Also seeing this issue - skaffold v1.37.0 (and prior) - logs eventually stop outputting after several hours.

Seen this on Rancher Desktop on Windows and OSX, Docker Desktop on Windows and OSX.

erulabs avatar Apr 05 '22 17:04 erulabs

I'm seeing the same issue that @tonsV2 and @SkylerLutz are describing, I'm on v1.39.1 installed from brew on OSx 11.6.8. The first deploy shows logs properly, if the dev cycle is triggered logs stop flowing

jbresciani avatar Aug 10 '22 23:08 jbresciani

This seems related to k8s log rotation https://github.com/kubernetes/kubernetes/issues/28369, however this issue is not fixed, skaffold is just using kubectl logs -f for streaming logs, we might not be able to do anything with this issue.

ericzzzzzzz avatar Dec 12 '22 19:12 ericzzzzzzz

Closing this out, as there is nothing we can do about it.

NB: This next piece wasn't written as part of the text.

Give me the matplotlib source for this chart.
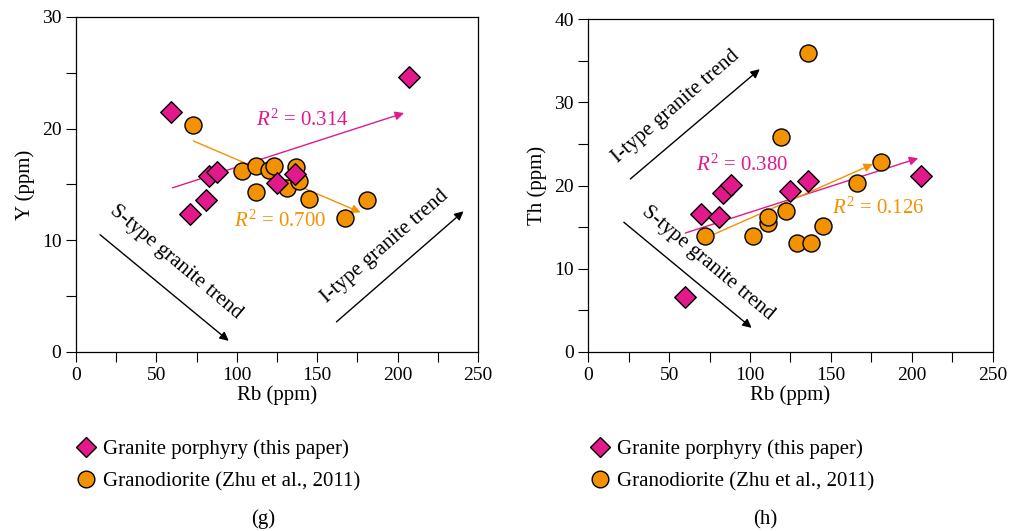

ericzzzzzzz avatar Jan 09 '23 19:01 ericzzzzzzz

Someone in the issue thread there mentioned a workaround: https://github.com/kubernetes/kubernetes/issues/28369#issuecomment-1317380621

Haven't looked at it closely but perhaps we could do something similar (re-opening for now given this)

aaron-prindle avatar Jan 10 '23 21:01 aaron-prindle